Exercise task: In the listing that follows, count each line containing the string "image" and report only the count.

━━━ Material provided ━━━

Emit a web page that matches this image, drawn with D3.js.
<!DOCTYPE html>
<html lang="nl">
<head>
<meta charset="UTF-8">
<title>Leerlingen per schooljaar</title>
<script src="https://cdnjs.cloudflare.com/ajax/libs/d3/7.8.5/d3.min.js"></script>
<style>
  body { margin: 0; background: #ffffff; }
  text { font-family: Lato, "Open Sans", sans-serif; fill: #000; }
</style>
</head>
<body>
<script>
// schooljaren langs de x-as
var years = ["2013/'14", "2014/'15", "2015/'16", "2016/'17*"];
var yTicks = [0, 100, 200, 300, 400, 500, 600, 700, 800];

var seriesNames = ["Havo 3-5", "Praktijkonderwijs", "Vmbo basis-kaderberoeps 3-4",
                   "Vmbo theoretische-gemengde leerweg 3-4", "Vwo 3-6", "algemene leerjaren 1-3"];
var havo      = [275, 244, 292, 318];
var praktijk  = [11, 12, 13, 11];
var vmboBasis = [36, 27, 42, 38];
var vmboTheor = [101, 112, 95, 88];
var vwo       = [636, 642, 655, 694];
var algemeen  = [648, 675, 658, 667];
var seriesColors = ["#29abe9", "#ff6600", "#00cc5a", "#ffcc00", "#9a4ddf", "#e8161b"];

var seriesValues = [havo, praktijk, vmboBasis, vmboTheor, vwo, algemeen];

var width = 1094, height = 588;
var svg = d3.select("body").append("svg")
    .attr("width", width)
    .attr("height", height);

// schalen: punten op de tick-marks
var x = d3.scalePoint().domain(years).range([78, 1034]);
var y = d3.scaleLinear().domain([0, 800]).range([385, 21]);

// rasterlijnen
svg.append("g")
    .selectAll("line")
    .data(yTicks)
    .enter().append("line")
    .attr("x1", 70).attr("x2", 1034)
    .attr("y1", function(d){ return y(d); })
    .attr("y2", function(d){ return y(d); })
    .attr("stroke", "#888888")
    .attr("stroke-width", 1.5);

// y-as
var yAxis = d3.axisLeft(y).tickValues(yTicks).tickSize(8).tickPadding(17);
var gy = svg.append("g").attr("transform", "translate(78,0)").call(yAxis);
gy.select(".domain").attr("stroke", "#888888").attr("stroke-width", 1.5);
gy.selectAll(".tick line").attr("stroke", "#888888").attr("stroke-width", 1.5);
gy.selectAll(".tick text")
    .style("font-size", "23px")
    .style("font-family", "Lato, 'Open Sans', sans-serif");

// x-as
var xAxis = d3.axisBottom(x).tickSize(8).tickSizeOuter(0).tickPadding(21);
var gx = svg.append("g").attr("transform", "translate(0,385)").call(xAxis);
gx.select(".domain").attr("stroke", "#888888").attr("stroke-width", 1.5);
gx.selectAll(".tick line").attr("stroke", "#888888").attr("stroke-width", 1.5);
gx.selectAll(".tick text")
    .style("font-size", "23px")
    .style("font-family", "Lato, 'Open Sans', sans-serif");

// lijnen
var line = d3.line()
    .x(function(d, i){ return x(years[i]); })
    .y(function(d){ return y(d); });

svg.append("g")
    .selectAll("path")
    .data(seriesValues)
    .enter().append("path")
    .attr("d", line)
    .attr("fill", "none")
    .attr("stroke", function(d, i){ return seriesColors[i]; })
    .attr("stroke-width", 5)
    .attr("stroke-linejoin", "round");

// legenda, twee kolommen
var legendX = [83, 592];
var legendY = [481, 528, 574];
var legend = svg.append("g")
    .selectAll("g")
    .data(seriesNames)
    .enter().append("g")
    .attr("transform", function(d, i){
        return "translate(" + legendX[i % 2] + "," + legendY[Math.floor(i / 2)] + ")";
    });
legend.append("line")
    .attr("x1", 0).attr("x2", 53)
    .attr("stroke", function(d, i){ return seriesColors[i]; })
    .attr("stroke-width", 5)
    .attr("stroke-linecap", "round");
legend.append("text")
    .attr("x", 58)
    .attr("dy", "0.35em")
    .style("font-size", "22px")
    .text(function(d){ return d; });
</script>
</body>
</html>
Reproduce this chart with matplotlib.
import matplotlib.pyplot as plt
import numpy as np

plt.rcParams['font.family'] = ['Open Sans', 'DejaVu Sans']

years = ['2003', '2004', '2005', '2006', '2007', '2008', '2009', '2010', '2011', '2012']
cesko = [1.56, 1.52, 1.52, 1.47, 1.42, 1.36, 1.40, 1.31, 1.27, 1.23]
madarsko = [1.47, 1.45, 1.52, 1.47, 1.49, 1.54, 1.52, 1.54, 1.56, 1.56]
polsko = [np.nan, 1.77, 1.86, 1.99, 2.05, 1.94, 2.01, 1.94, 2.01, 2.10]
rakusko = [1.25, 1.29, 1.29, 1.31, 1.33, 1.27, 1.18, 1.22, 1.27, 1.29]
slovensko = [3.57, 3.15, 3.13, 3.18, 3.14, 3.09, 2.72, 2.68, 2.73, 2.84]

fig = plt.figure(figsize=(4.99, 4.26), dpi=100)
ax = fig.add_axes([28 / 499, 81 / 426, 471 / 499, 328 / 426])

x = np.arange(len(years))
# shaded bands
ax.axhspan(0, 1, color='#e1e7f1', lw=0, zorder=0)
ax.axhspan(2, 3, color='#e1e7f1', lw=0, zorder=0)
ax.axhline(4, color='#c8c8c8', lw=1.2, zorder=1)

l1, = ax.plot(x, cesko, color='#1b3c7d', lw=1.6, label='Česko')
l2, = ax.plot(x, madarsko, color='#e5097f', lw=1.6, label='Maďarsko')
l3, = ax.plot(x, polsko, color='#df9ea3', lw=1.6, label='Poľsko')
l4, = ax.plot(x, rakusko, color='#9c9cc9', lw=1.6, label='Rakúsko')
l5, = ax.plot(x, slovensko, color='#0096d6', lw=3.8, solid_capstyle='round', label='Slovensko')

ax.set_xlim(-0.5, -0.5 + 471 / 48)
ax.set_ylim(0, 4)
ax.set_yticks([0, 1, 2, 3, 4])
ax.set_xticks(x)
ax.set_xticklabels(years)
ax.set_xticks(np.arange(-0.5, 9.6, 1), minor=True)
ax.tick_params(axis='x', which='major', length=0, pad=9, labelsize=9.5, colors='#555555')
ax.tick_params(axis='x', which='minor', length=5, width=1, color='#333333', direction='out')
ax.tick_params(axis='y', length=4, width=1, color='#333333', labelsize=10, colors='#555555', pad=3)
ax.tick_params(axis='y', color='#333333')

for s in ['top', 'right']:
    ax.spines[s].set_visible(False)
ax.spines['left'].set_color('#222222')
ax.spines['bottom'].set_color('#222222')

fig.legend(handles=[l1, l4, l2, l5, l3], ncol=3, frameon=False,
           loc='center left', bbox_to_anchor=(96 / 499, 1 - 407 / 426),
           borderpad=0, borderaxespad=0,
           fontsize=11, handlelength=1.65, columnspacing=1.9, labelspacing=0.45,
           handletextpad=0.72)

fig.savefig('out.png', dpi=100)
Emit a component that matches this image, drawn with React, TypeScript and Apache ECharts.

━━━

Answer to this problem: 2